** Begin Data block **
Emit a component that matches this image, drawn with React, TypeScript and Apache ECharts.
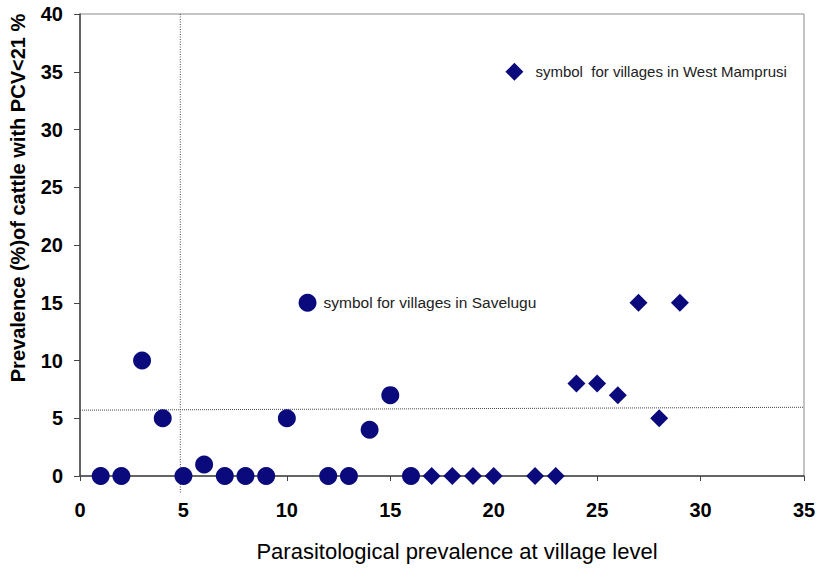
import React, { useEffect, useRef } from "react";
import * as echarts from "echarts";

const saveluguX = [1, 2, 3, 4, 5, 6, 7, 8, 9, 10, 12, 13, 14, 15, 16];
const saveluguY = [0, 0, 10, 5, 0, 1, 0, 0, 0, 5, 0, 0, 4, 7, 0];
const mamprusiX = [17, 18, 19, 20, 22, 23, 24, 25, 26, 27, 28, 29];
const mamprusiY = [0, 0, 0, 0, 0, 0, 8, 8, 7, 15, 5, 15];
const legendSavelugu = [11, 15];
const legendMamprusi = [21, 35];
const vLineX = 4.85;
const hLineY = [5.7, 5.95];

const NAVY = "#0a0a7c";
const FONT = "'Liberation Sans', Arial, sans-serif";

export default function App() {
  const ref = useRef<HTMLDivElement>(null);
  useEffect(() => {
    document.body.style.margin = "0";
    if (!ref.current) return;
    const chart = echarts.init(ref.current, undefined, { renderer: "svg" });
    const option: any = {
      animation: false,
      backgroundColor: "#ffffff",
      grid: {
        left: 80,
        top: 14,
        right: 17,
        bottom: 93,
        show: true,
        borderColor: "#8a8a8a",
        borderWidth: 1,
      },
      xAxis: {
        type: "value",
        min: 0,
        max: 35,
        interval: 5,
        splitLine: { show: false },
        axisLine: { show: true, onZero: false, lineStyle: { color: "#444", width: 1.5 } },
        axisTick: { show: true, length: 5, lineStyle: { color: "#444" } },
        axisLabel: { fontFamily: FONT, fontSize: 20, fontWeight: "bold", color: "#000", margin: 24 },
      },
      yAxis: {
        type: "value",
        min: 0,
        max: 40,
        interval: 5,
        splitLine: { show: false },
        axisLine: { show: true, onZero: false, lineStyle: { color: "#444", width: 1.5 } },
        axisTick: { show: true, length: 6, lineStyle: { color: "#444" } },
        axisLabel: { fontFamily: FONT, fontSize: 20, fontWeight: "bold", color: "#000", margin: 17 },
      },
      series: [
        {
          type: "scatter",
          name: "Savelugu",
          symbol: "circle",
          symbolSize: 18,
          itemStyle: { color: NAVY, opacity: 1 },
          data: saveluguX.map((x, i) => [x, saveluguY[i]]),
          z: 5,
          markLine: {
            silent: true,
            symbol: "none",
            label: { show: false },
            lineStyle: { color: "#444", type: "dotted", width: 1 },
            data: [
              [
                { coord: [0, hLineY[0]] },
                { coord: [35, hLineY[1]] },
              ],
            ],
          },
        },
        {
          type: "scatter",
          name: "West Mamprusi",
          symbol: "diamond",
          symbolSize: 18,
          itemStyle: { color: NAVY, opacity: 1 },
          data: mamprusiX.map((x, i) => [x, mamprusiY[i]]),
          z: 5,
        },
        {
          type: "scatter",
          name: "legend-savelugu",
          symbol: "circle",
          symbolSize: 18,
          itemStyle: { color: NAVY, opacity: 1 },
          data: [[legendSavelugu[0], legendSavelugu[1]]],
          label: {
            show: true,
            position: "right",
            distance: 7,
            formatter: "symbol for villages in Savelugu",
            fontFamily: FONT,
            fontSize: 15.5,
            color: "#222",
          },
        },
        {
          type: "scatter",
          name: "legend-mamprusi",
          symbol: "diamond",
          symbolSize: 18,
          itemStyle: { color: NAVY, opacity: 1 },
          data: [[legendMamprusi[0], legendMamprusi[1]]],
          label: {
            show: true,
            position: "right",
            distance: 12,
            formatter: "symbol  for villages in West Mamprusi",
            fontFamily: FONT,
            fontSize: 15,
            color: "#222",
          },
        },
      ],
    };
    chart.setOption(option);
    const top = chart.convertToPixel({ gridIndex: 0 }, [vLineX, 40]) as number[];
    const bot = chart.convertToPixel({ gridIndex: 0 }, [vLineX, 0]) as number[];
    chart.setOption({
      graphic: [
        {
          type: "line",
          z: 1,
          shape: { x1: top[0], y1: top[1], x2: bot[0], y2: bot[1] + 18 },
          style: { stroke: "#444", lineWidth: 1, lineDash: [1, 1.5] },
        },
        {
          type: "text",
          x: 18,
          y: 198,
          rotation: Math.PI / 2,
          style: {
            text: "Prevalence (%)of cattle with PCV<21 %",
            fontFamily: FONT,
            fontSize: 20,
            fontWeight: "bold",
            fill: "#000",
            align: "center",
            verticalAlign: "middle",
          },
        },
        {
          type: "text",
          x: 457,
          y: 551,
          style: {
            text: "Parasitological prevalence at village level",
            fontFamily: FONT,
            fontSize: 22,
            fill: "#000",
            align: "center",
            verticalAlign: "middle",
          },
        },
      ],
    });
    return () => chart.dispose();
  }, []);
  return <div ref={ref} style={{ width: 821, height: 569 }} />;
}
** End Data block **
● **Work to be completed**: All of the material above is to be copied exactly, except for its images.

● **Answer to the exercise**:
Emit a component that matches this image, drawn with React, TypeScript and Apache ECharts.
import React, { useEffect, useRef } from "react";
import * as echarts from "echarts";

const saveluguX = [1, 2, 3, 4, 5, 6, 7, 8, 9, 10, 12, 13, 14, 15, 16];
const saveluguY = [0, 0, 10, 5, 0, 1, 0, 0, 0, 5, 0, 0, 4, 7, 0];
const mamprusiX = [17, 18, 19, 20, 22, 23, 24, 25, 26, 27, 28, 29];
const mamprusiY = [0, 0, 0, 0, 0, 0, 8, 8, 7, 15, 5, 15];
const legendSavelugu = [11, 15];
const legendMamprusi = [21, 35];
const vLineX = 4.85;
const hLineY = [5.7, 5.95];

const NAVY = "#0a0a7c";
const FONT = "'Liberation Sans', Arial, sans-serif";

export default function App() {
  const ref = useRef<HTMLDivElement>(null);
  useEffect(() => {
    document.body.style.margin = "0";
    if (!ref.current) return;
    const chart = echarts.init(ref.current, undefined, { renderer: "svg" });
    const option: any = {
      animation: false,
      backgroundColor: "#ffffff",
      grid: {
        left: 80,
        top: 14,
        right: 17,
        bottom: 93,
        show: true,
        borderColor: "#8a8a8a",
        borderWidth: 1,
      },
      xAxis: {
        type: "value",
        min: 0,
        max: 35,
        interval: 5,
        splitLine: { show: false },
        axisLine: { show: true, onZero: false, lineStyle: { color: "#444", width: 1.5 } },
        axisTick: { show: true, length: 5, lineStyle: { color: "#444" } },
        axisLabel: { fontFamily: FONT, fontSize: 20, fontWeight: "bold", color: "#000", margin: 24 },
      },
      yAxis: {
        type: "value",
        min: 0,
        max: 40,
        interval: 5,
        splitLine: { show: false },
        axisLine: { show: true, onZero: false, lineStyle: { color: "#444", width: 1.5 } },
        axisTick: { show: true, length: 6, lineStyle: { color: "#444" } },
        axisLabel: { fontFamily: FONT, fontSize: 20, fontWeight: "bold", color: "#000", margin: 17 },
      },
      series: [
        {
          type: "scatter",
          name: "Savelugu",
          symbol: "circle",
          symbolSize: 18,
          itemStyle: { color: NAVY, opacity: 1 },
          data: saveluguX.map((x, i) => [x, saveluguY[i]]),
          z: 5,
          markLine: {
            silent: true,
            symbol: "none",
            label: { show: false },
            lineStyle: { color: "#444", type: "dotted", width: 1 },
            data: [
              [
                { coord: [0, hLineY[0]] },
                { coord: [35, hLineY[1]] },
              ],
            ],
          },
        },
        {
          type: "scatter",
          name: "West Mamprusi",
          symbol: "diamond",
          symbolSize: 18,
          itemStyle: { color: NAVY, opacity: 1 },
          data: mamprusiX.map((x, i) => [x, mamprusiY[i]]),
          z: 5,
        },
        {
          type: "scatter",
          name: "legend-savelugu",
          symbol: "circle",
          symbolSize: 18,
          itemStyle: { color: NAVY, opacity: 1 },
          data: [[legendSavelugu[0], legendSavelugu[1]]],
          label: {
            show: true,
            position: "right",
            distance: 7,
            formatter: "symbol for villages in Savelugu",
            fontFamily: FONT,
            fontSize: 15.5,
            color: "#222",
          },
        },
        {
          type: "scatter",
          name: "legend-mamprusi",
          symbol: "diamond",
          symbolSize: 18,
          itemStyle: { color: NAVY, opacity: 1 },
          data: [[legendMamprusi[0], legendMamprusi[1]]],
          label: {
            show: true,
            position: "right",
            distance: 12,
            formatter: "symbol  for villages in West Mamprusi",
            fontFamily: FONT,
            fontSize: 15,
            color: "#222",
          },
        },
      ],
    };
    chart.setOption(option);
    const top = chart.convertToPixel({ gridIndex: 0 }, [vLineX, 40]) as number[];
    const bot = chart.convertToPixel({ gridIndex: 0 }, [vLineX, 0]) as number[];
    chart.setOption({
      graphic: [
        {
          type: "line",
          z: 1,
          shape: { x1: top[0], y1: top[1], x2: bot[0], y2: bot[1] + 18 },
          style: { stroke: "#444", lineWidth: 1, lineDash: [1, 1.5] },
        },
        {
          type: "text",
          x: 18,
          y: 198,
          rotation: Math.PI / 2,
          style: {
            text: "Prevalence (%)of cattle with PCV<21 %",
            fontFamily: FONT,
            fontSize: 20,
            fontWeight: "bold",
            fill: "#000",
            align: "center",
            verticalAlign: "middle",
          },
        },
        {
          type: "text",
          x: 457,
          y: 551,
          style: {
            text: "Parasitological prevalence at village level",
            fontFamily: FONT,
            fontSize: 22,
            fill: "#000",
            align: "center",
            verticalAlign: "middle",
          },
        },
      ],
    });
    return () => chart.dispose();
  }, []);
  return <div ref={ref} style={{ width: 821, height: 569 }} />;
}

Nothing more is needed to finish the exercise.